As the good ship MV Kenya attacks the final stretch of the calm seas of 2019, President Uhuru Kenyatta, as helmsman, may want to prepare the crew and passengers for choppy waters in 2020.
The 2018 rapprochement between the President and his past nemesis Raila Odinga ended investment and confidence-limiting political uncertainty and focused attention on productive activities, which renewed hope, belief and optimism.
The so-called war on graft has helped the President and Mr Odinga rally the populace around a development agenda.
This has freed up space and time for the President to concentrate on his legacy-bound agenda of development of healthcare, housing, manufacturing and infrastructure.
The fly in the ointment has been the portrayal of the war as weaponised by the President and Mr Odinga in their desire to jettison Deputy President William Ruto from the presidential succession. But all is about to change.
Campaigners for government-backed change of the Constitution, such as Mr Odinga and organised labour boss Francis Atwoli, say a referendum is a foregone conclusion. When it will happen is the missing link. There's the rub.
There will be no referendum early next year because Mr Kenyatta's and Mr Odinga's change-the-constitution instrument, Building Bridges Initiative (BBI), is yet to publish its report that is expected to change the politics of the land.
If the report expected next month proposes a referendum, it could take place in the second half of 2020.
That does not appear important until you link the referendum to the 2022 General Election and especially the presidential race or, put another way, the Kenyatta II succession.
A referendum will be a dress rehearsal for the General Election and presidential poll about 18 months away.
President Kenyatta and Mr Odinga know this, having been passionately involved in the 2005 plebiscite on the Constitution.
Their Orange side beat President Kibaki's Banana team. The Orange side, and Mr Odinga in particular, attempted, unsuccessfully, to use the result to force President Kibaki's political hand.

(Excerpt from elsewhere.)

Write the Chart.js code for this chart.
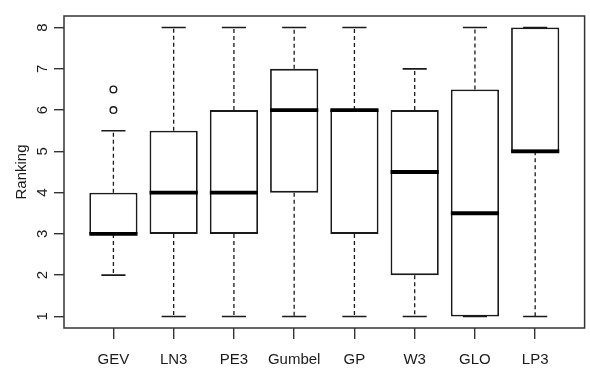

Mr Kibaki responded by sacking his entire Cabinet. Then he brought back his lieutenants, but left Mr Odinga and his associates in the doldrums.
That escalated the animosity that had been building up between the two men post the 2002 General Election.
Mr Kibaki ignored a seat-sharing MoU with Mr Odinga when he named his Cabinet in 2003.
This silent war was carried into the referendum and the post-plebiscite period and ultimately into the 2007 General Election.
If in 2022 Dr Ruto will battle Mr Odinga, or Dr Ruto fights Dr Fred Matiang'i, the de facto premier, for the top job, history will presage the 2020 referendum.
And the plebiscite will mark the run-up to the General Election with foreboding.
What this means is that if there is a referendum next year, the winning side will want to build on that momentum going into the 2022 General Election.
It further means that the referendum will be hard fought and increasingly divisive.
A foretaste of this may be seen in the ongoing campaigns for the by-election of Nairobi's Kibra constituency.
Dr Ruto is running football legend McDonald Mariga as the candidate of the governing Jubilee Party principally as a shot across Mr Odinga's bow: I will fight you anywhere.
A referendum next year will serve as the starters gun for a two-year-long race to the General Election in general, and to State House in particular. So much for those, such as the President, Mr Odinga and Mr Atwoli, who say 2022 is a long way away.
Boosters of President Kenyatta, such as Nominated MP Maina Kamanda, have proffered that a referendum will unite the country.
Don't you believe them. As I have shown several times before, elections and a referendum is one; they do not unite; they divide.
Two, the divisions that will emerge in the lead up to the referendum, during and after, will colour the 2022 campaigns for the presidency, National Assembly, Senate, governorships and county assemblies throughout Kenya.
Indeed, the language which is being used now, and which targets Dr Ruto as chief priest in the temple of graft, will be carried into the referendum should he oppose it.
The word mwizi, so beloved of the DP's opponents, will be the currency of the referendum and the General Election.
President Kenyatta's legacy may be shaped more by what follows the BBI report than by the much-hyped Big Four. That is why I argue that the President's legacy will be his successor.